>> Start Working data

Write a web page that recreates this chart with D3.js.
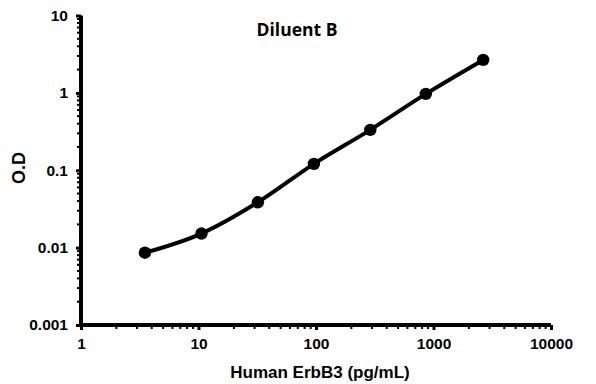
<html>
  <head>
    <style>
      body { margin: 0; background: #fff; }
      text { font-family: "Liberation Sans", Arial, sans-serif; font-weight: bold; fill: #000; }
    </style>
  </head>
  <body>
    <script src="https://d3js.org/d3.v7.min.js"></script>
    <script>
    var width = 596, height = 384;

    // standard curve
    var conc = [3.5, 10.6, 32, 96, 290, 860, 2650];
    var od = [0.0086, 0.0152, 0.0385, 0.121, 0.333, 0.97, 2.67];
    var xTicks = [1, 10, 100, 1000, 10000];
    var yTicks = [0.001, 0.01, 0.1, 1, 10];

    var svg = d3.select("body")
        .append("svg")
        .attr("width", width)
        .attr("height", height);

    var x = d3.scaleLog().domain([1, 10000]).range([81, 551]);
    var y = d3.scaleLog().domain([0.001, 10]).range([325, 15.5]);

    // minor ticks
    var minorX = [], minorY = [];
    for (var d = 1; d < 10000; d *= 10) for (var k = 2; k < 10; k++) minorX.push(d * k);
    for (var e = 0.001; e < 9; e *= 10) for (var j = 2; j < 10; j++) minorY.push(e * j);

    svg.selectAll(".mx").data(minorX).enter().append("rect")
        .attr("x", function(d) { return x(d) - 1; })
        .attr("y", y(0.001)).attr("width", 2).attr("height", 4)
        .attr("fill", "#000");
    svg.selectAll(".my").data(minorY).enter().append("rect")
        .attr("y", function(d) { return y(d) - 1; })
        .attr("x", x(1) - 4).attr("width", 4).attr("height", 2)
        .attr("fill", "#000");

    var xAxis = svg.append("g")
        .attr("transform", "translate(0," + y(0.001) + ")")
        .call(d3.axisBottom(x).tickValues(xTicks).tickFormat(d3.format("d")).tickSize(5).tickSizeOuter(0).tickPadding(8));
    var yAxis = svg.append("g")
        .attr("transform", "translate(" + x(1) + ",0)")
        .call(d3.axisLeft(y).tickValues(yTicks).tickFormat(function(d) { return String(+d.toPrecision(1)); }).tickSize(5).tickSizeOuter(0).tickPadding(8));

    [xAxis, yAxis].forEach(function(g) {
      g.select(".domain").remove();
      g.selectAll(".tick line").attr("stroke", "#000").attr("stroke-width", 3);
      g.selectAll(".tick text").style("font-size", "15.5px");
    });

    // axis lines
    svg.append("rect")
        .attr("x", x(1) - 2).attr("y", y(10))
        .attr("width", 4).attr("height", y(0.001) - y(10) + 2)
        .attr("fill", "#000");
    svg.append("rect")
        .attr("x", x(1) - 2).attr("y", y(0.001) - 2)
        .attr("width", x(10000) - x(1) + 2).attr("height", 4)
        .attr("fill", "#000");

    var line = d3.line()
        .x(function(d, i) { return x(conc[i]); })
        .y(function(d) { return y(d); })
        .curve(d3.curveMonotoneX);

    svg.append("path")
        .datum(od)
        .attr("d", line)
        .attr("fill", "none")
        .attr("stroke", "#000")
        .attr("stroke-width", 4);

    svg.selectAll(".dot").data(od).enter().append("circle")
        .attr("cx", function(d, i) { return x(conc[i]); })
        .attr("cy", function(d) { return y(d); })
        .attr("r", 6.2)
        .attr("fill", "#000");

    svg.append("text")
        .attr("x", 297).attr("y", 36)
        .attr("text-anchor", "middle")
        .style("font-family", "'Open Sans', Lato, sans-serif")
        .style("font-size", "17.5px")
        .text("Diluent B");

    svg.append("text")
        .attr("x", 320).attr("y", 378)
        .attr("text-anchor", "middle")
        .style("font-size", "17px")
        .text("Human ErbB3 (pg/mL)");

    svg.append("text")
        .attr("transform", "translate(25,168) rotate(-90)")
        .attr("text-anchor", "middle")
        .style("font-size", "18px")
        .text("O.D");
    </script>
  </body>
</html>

>> End Working data
>> Start Working data

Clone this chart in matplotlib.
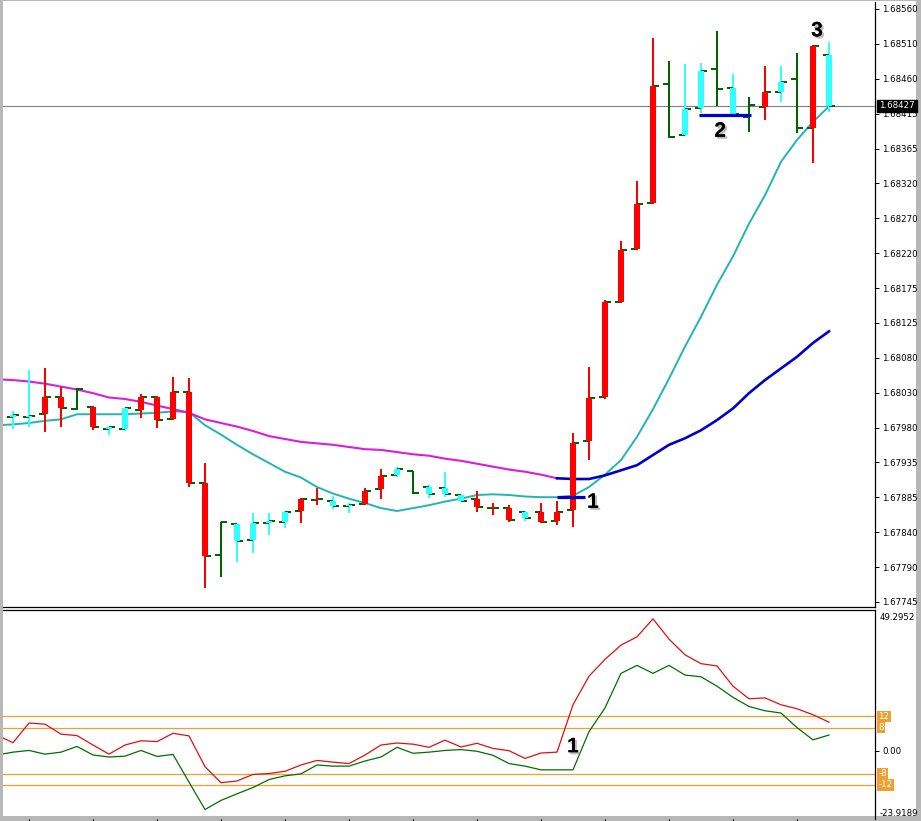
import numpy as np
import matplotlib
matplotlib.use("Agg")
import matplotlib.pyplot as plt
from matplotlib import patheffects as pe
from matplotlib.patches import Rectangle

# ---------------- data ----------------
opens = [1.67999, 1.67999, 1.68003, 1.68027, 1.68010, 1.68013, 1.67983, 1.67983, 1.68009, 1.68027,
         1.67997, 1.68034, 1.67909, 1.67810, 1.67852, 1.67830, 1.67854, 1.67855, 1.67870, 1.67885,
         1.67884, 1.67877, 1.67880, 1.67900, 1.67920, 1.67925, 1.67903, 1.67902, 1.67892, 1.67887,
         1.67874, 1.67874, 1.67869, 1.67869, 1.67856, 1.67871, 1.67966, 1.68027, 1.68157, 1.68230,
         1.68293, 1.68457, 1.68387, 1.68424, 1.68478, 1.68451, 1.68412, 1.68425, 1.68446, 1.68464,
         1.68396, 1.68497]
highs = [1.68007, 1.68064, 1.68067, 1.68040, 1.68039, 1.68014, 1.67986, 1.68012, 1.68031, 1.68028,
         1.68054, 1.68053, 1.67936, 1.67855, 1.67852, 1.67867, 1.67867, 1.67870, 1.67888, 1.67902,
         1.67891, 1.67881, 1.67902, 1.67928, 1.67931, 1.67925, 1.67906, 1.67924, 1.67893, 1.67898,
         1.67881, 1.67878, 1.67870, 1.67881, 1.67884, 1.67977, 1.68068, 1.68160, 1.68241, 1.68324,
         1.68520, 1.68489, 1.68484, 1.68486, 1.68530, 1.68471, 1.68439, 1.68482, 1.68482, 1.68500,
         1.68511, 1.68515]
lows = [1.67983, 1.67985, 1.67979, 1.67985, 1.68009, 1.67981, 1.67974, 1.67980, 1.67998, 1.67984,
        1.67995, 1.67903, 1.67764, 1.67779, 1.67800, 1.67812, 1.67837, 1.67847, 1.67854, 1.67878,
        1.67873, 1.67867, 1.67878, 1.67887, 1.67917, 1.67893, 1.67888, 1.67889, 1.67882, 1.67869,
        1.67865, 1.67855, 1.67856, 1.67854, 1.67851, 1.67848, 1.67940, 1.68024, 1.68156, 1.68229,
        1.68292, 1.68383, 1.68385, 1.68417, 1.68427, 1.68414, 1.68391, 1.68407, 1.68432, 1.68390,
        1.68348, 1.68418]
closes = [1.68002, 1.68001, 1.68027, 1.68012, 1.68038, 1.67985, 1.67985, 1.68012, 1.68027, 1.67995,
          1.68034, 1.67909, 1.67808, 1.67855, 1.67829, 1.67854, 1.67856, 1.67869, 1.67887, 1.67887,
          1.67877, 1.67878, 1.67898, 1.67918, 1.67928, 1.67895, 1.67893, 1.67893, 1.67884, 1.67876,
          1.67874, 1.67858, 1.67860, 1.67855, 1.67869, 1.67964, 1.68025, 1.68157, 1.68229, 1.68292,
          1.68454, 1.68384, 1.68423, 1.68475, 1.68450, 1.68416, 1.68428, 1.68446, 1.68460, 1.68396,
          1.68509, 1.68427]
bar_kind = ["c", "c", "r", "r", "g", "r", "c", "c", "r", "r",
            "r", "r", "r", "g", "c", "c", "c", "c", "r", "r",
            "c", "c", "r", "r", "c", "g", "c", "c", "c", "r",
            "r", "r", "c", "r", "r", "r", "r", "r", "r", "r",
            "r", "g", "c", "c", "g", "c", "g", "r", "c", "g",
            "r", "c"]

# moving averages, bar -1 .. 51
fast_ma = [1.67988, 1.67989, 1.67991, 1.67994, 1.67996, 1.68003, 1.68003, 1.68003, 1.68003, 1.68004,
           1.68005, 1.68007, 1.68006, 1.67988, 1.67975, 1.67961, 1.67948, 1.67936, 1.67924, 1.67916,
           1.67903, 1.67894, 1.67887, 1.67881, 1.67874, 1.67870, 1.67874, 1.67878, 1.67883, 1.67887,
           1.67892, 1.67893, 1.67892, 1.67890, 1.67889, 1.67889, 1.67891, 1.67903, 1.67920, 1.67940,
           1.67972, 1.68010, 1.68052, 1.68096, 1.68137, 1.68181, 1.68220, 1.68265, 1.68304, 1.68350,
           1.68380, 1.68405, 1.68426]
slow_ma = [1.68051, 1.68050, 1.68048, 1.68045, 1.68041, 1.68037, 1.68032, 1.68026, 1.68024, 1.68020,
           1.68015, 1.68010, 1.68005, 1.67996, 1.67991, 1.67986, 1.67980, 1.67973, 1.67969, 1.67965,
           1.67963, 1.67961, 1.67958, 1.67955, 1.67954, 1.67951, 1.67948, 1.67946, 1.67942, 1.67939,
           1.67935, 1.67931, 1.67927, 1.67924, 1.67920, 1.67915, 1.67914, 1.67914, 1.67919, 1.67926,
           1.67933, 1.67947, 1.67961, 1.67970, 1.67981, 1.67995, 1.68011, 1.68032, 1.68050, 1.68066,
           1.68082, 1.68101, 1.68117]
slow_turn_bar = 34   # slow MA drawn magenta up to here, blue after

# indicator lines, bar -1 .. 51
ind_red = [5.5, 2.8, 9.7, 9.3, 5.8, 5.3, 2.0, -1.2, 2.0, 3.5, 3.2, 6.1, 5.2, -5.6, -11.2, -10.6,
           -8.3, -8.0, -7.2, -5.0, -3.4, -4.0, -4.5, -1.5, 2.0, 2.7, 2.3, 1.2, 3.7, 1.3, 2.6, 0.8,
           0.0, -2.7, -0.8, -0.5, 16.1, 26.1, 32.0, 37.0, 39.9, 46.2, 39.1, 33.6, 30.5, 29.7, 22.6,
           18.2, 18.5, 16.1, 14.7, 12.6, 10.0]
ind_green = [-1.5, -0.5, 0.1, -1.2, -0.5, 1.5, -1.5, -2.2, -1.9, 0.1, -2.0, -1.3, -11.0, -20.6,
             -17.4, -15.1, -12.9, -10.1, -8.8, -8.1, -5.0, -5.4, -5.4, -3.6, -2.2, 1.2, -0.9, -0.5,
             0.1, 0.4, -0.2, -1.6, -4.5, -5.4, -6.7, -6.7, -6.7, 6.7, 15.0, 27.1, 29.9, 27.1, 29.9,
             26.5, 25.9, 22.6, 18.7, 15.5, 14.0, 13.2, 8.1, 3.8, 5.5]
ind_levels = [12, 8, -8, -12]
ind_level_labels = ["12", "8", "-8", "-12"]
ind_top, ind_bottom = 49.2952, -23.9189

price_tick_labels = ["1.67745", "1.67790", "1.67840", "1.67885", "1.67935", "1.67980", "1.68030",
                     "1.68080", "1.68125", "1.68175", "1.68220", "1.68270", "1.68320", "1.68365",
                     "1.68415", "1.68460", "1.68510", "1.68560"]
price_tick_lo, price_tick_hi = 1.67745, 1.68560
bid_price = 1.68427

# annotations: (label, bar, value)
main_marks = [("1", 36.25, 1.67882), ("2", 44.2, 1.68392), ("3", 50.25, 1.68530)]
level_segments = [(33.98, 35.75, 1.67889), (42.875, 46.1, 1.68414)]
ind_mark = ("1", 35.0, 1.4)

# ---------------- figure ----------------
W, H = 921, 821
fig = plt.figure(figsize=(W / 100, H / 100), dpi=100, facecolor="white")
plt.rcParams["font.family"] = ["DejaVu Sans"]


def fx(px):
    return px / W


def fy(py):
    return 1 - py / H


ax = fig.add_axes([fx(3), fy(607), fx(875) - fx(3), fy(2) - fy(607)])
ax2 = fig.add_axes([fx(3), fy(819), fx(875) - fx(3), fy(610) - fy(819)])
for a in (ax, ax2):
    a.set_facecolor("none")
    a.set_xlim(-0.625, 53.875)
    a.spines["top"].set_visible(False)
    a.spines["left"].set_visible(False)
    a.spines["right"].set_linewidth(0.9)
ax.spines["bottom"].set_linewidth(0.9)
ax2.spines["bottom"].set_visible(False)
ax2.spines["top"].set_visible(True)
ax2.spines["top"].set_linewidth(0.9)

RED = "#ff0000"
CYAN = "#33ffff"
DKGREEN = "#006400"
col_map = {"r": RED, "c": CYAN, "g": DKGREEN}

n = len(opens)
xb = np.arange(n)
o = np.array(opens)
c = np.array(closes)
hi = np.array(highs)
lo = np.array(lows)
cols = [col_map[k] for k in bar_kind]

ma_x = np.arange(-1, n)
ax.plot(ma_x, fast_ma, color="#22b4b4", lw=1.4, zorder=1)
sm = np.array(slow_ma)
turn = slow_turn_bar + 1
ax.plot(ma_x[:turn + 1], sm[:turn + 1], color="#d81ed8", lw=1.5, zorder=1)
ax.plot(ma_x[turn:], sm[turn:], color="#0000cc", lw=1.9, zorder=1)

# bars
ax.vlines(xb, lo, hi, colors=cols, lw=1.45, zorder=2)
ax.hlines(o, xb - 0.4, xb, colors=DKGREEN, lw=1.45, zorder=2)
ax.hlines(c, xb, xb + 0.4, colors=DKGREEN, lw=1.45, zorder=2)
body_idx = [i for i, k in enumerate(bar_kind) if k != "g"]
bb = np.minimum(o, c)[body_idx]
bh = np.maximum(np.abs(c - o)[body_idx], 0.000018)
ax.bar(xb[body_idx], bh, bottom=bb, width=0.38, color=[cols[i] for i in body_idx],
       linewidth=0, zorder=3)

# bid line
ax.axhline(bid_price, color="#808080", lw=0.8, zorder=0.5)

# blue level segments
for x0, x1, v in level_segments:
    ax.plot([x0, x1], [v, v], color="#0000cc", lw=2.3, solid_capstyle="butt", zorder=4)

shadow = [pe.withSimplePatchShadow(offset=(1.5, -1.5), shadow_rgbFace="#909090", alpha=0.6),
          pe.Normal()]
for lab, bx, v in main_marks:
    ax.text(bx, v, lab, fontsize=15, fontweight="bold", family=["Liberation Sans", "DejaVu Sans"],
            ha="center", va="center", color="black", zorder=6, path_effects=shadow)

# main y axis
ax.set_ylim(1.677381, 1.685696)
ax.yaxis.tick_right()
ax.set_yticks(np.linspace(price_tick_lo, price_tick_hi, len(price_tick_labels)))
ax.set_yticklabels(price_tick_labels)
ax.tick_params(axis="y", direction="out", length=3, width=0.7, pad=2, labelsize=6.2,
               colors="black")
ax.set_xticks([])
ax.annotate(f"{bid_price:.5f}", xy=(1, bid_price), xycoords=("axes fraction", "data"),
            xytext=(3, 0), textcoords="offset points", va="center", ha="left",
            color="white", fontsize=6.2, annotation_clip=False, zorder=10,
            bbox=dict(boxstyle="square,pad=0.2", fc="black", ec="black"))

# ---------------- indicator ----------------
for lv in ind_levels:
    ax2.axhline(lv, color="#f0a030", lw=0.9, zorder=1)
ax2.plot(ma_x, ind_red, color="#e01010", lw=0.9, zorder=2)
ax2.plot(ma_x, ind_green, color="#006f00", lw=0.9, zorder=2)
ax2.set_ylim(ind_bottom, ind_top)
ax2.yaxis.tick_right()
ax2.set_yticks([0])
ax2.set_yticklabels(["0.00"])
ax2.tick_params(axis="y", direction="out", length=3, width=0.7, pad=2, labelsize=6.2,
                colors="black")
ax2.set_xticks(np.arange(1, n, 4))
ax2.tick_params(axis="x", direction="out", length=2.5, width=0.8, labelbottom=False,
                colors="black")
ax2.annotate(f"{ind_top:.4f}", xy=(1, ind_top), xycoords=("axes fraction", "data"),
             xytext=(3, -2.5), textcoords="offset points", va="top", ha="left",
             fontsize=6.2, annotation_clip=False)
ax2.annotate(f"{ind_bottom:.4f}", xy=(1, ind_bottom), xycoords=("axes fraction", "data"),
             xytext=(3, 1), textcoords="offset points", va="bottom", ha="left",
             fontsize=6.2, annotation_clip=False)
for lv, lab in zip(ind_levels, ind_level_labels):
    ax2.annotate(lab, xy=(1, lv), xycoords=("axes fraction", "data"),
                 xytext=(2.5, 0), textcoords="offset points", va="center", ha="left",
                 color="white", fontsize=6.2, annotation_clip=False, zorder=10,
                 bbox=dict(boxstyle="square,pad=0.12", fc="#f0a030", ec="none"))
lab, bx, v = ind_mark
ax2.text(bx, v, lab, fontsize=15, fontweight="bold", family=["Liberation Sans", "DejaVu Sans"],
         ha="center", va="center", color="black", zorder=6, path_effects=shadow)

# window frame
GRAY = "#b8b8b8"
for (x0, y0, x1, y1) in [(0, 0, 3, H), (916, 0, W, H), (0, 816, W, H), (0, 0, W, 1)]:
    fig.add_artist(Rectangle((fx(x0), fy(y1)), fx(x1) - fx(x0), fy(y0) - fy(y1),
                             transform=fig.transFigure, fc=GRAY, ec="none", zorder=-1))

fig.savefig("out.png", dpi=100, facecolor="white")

>> End Working data
>> Start Working data

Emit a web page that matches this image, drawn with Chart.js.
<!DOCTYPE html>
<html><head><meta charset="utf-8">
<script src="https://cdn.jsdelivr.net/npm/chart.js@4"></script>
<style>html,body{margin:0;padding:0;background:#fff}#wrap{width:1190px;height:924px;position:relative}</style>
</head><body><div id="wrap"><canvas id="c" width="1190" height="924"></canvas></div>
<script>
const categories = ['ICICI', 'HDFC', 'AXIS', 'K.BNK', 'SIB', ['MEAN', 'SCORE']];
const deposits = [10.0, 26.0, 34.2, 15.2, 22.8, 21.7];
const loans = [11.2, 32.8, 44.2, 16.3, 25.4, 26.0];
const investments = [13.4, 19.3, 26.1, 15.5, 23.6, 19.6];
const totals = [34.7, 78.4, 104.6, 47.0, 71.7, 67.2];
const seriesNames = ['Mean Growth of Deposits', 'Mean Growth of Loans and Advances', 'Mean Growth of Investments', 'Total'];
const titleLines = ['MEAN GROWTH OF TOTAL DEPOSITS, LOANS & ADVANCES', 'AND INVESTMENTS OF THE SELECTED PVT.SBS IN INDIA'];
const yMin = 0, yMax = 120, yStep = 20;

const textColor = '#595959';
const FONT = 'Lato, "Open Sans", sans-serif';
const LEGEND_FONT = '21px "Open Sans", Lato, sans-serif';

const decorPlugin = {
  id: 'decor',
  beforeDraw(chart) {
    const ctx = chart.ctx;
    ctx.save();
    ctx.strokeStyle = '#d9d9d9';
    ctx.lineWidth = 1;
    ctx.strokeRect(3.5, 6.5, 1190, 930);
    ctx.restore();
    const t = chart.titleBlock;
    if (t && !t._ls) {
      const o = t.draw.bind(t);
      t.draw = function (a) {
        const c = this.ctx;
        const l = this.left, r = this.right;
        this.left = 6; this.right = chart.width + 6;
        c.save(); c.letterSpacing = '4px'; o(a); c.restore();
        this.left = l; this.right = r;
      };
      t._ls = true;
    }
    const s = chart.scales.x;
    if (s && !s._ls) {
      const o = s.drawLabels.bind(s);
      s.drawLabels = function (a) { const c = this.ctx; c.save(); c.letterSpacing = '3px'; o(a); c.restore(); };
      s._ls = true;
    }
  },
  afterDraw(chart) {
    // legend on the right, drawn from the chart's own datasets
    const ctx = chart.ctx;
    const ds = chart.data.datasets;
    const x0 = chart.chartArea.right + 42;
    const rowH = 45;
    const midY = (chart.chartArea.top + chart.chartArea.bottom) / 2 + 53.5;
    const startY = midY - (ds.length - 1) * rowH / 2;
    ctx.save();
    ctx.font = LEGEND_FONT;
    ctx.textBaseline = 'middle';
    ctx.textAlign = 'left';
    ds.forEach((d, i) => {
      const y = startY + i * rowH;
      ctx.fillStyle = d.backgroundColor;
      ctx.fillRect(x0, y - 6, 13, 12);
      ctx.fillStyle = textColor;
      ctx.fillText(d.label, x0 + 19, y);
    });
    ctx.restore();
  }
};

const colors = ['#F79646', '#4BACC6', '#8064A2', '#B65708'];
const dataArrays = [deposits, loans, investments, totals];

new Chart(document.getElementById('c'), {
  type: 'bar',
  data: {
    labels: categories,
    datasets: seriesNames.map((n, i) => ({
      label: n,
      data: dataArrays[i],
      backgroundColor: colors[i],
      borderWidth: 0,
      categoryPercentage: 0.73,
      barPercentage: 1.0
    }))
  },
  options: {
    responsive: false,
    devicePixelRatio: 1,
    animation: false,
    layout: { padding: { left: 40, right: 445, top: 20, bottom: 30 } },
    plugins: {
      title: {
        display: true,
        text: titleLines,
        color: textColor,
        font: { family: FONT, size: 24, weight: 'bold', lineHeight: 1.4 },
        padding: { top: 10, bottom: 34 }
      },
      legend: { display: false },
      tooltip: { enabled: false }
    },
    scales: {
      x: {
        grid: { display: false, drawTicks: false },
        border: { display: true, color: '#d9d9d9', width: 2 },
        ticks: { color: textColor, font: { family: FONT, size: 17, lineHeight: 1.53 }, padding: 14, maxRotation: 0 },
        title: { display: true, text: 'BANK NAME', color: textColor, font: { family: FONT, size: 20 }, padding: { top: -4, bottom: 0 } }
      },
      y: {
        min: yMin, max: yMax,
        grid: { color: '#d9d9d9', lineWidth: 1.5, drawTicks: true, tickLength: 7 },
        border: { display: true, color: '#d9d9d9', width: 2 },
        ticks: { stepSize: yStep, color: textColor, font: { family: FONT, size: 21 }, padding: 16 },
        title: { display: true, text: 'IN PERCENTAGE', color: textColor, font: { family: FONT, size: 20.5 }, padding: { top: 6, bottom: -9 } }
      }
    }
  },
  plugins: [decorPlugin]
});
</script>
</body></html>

>> End Working data

◆ Problem details:
Using the entries above, transcribe every line from the line containing "Clone this chart in matplotlib." through the line containing "from matplotlib.patches import Rectangle". Do not copy pictures.

◆ Answer to this problem:
Clone this chart in matplotlib.
import numpy as np
import matplotlib
matplotlib.use("Agg")
import matplotlib.pyplot as plt
from matplotlib import patheffects as pe
from matplotlib.patches import Rectangle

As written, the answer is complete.